AIM
Transcribe the whole listing below without changing a word, but leave out every image.
:::
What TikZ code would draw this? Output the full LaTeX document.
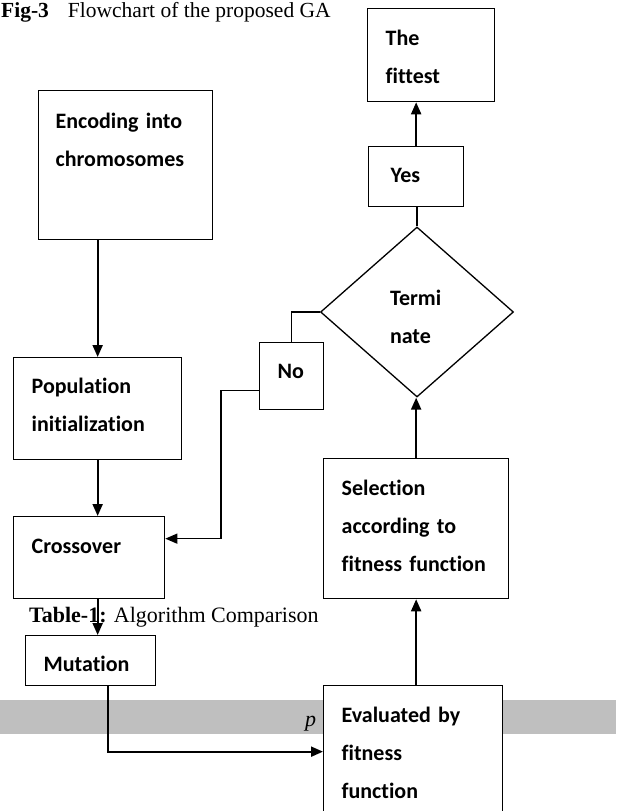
\documentclass[tikz,border=0pt]{standalone}
\usepackage{fontspec}
\setmainfont{Liberation Serif}
\newfontfamily\boxfont[Ligatures=NoCommon]{Carlito}
\usetikzlibrary{shapes.geometric,arrows.meta}

\definecolor{bandgray}{RGB}{191,191,191}

\tikzset{
  box/.style={draw, line width=1.3pt, fill=white, anchor=north west, align=left,
              inner xsep=18pt, inner ysep=0pt,
              font=\boxfont\bfseries\fontsize{22}{38}\selectfont},
  decision/.style={diamond, draw, line width=1.3pt, inner sep=0pt,
                   minimum width=193pt, minimum height=170pt, align=left,
                   text width=54pt, text height=16pt, text depth=30pt,
                   font=\boxfont\bfseries\fontsize{22}{38}\selectfont},
  conn/.style={line width=2pt},
  thin conn/.style={line width=1.2pt},
  caption/.style={anchor=base west, inner sep=0pt, font=\fontsize{22}{26}\selectfont}
}

\begin{document}
\begin{tikzpicture}[x=1pt,y=-1pt,>={Triangle[length=12pt,width=10pt]}]

  \clip (0,0) rectangle (616,811);

  % page band and captions of the scan
  \fill[bandgray] (0,700) rectangle (616,734);
  \node[caption]                (pg)    at (305,726) {\itshape p};
  \node[caption, font=\fontsize{21.5}{26}\selectfont]
                                (title) at (1,17)    {\textbf{Fig-3}\hspace{19pt}Flowchart of the proposed GA};
  \node[caption]                (tab)   at (29,622)  {\textbf{Table-1:} Algorithm Comparison};

  % left column
  \node[box, inner xsep=17pt, text width=140pt, text height=38pt, text depth=111pt]
        (enc)   at (38,90)   {Encoding into\\chromosomes};
  \node[box, text width=132pt, text height=36pt, text depth=66pt]
        (pop)   at (13,357)  {Population\\initialization};
  \node[box, text width=115pt, text height=37pt, text depth=45pt]
        (cross) at (13,516)  {Crossover};
  \node[box, text width=94pt, text height=36pt, text depth=14pt]
        (mut)   at (25,635)  {Mutation};

  % right column
  \node[box, text width=91pt, text height=37pt, text depth=56pt]
        (fit)   at (367,8)   {The\\fittest};
  \node[box, inner xsep=22pt, text width=51pt, text height=36pt, text depth=24pt]
        (yes)   at (368,146) {Yes};
  \node[decision] (term) at (417,312) {Termi\\nate};
  \node[box, text width=28pt, text height=36pt, text depth=31pt]
        (no)    at (259,342) {No};
  \node[box, text width=149pt, text height=37pt, text depth=103pt]
        (sel)   at (323,458) {Selection\\according to\\fitness function};
  \node[box, text width=143pt, text height=37pt, text depth=95pt]
        (eval)  at (323,685) {Evaluated by\\fitness\\function};

  % connectors
  \draw[conn,->] (pop.north |- enc.south) -- (pop.north);
  \draw[conn,->] (pop.south) -- (pop.south |- cross.north);
  \draw[conn,->] (pop.south |- cross.south) -- (pop.south |- mut.north);
  \draw[conn,->] ([xshift=17pt]mut.south) |- (eval.west);
  \draw[conn,->] (sel.south |- eval.north) -- (sel.south);
  \draw[conn,->] (sel.north) -- (sel.north |- term.south);
  \draw[thin conn] (term.north) -- (term.north |- yes.south);
  \draw[conn,->] (yes.north) -- (yes.north |- fit.south);
  \draw[thin conn] (term.west) -| (no.north);
  \draw[thin conn,->] ([yshift=-14.5pt]no.west) -- ++(-38,0) |- ([yshift=19pt]cross.east);

\end{tikzpicture}
\end{document}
:::
SOLVED EXERCISE
What TikZ code would draw this? Output the full LaTeX document.
\documentclass[tikz,border=0pt]{standalone}
\usepackage{fontspec}
\setmainfont{Liberation Serif}
\newfontfamily\boxfont[Ligatures=NoCommon]{Carlito}
\usetikzlibrary{shapes.geometric,arrows.meta}

\definecolor{bandgray}{RGB}{191,191,191}

\tikzset{
  box/.style={draw, line width=1.3pt, fill=white, anchor=north west, align=left,
              inner xsep=18pt, inner ysep=0pt,
              font=\boxfont\bfseries\fontsize{22}{38}\selectfont},
  decision/.style={diamond, draw, line width=1.3pt, inner sep=0pt,
                   minimum width=193pt, minimum height=170pt, align=left,
                   text width=54pt, text height=16pt, text depth=30pt,
                   font=\boxfont\bfseries\fontsize{22}{38}\selectfont},
  conn/.style={line width=2pt},
  thin conn/.style={line width=1.2pt},
  caption/.style={anchor=base west, inner sep=0pt, font=\fontsize{22}{26}\selectfont}
}

\begin{document}
\begin{tikzpicture}[x=1pt,y=-1pt,>={Triangle[length=12pt,width=10pt]}]

  \clip (0,0) rectangle (616,811);

  % page band and captions of the scan
  \fill[bandgray] (0,700) rectangle (616,734);
  \node[caption]                (pg)    at (305,726) {\itshape p};
  \node[caption, font=\fontsize{21.5}{26}\selectfont]
                                (title) at (1,17)    {\textbf{Fig-3}\hspace{19pt}Flowchart of the proposed GA};
  \node[caption]                (tab)   at (29,622)  {\textbf{Table-1:} Algorithm Comparison};

  % left column
  \node[box, inner xsep=17pt, text width=140pt, text height=38pt, text depth=111pt]
        (enc)   at (38,90)   {Encoding into\\chromosomes};
  \node[box, text width=132pt, text height=36pt, text depth=66pt]
        (pop)   at (13,357)  {Population\\initialization};
  \node[box, text width=115pt, text height=37pt, text depth=45pt]
        (cross) at (13,516)  {Crossover};
  \node[box, text width=94pt, text height=36pt, text depth=14pt]
        (mut)   at (25,635)  {Mutation};

  % right column
  \node[box, text width=91pt, text height=37pt, text depth=56pt]
        (fit)   at (367,8)   {The\\fittest};
  \node[box, inner xsep=22pt, text width=51pt, text height=36pt, text depth=24pt]
        (yes)   at (368,146) {Yes};
  \node[decision] (term) at (417,312) {Termi\\nate};
  \node[box, text width=28pt, text height=36pt, text depth=31pt]
        (no)    at (259,342) {No};
  \node[box, text width=149pt, text height=37pt, text depth=103pt]
        (sel)   at (323,458) {Selection\\according to\\fitness function};
  \node[box, text width=143pt, text height=37pt, text depth=95pt]
        (eval)  at (323,685) {Evaluated by\\fitness\\function};

  % connectors
  \draw[conn,->] (pop.north |- enc.south) -- (pop.north);
  \draw[conn,->] (pop.south) -- (pop.south |- cross.north);
  \draw[conn,->] (pop.south |- cross.south) -- (pop.south |- mut.north);
  \draw[conn,->] ([xshift=17pt]mut.south) |- (eval.west);
  \draw[conn,->] (sel.south |- eval.north) -- (sel.south);
  \draw[conn,->] (sel.north) -- (sel.north |- term.south);
  \draw[thin conn] (term.north) -- (term.north |- yes.south);
  \draw[conn,->] (yes.north) -- (yes.north |- fit.south);
  \draw[thin conn] (term.west) -| (no.north);
  \draw[thin conn,->] ([yshift=-14.5pt]no.west) -- ++(-38,0) |- ([yshift=19pt]cross.east);

\end{tikzpicture}
\end{document}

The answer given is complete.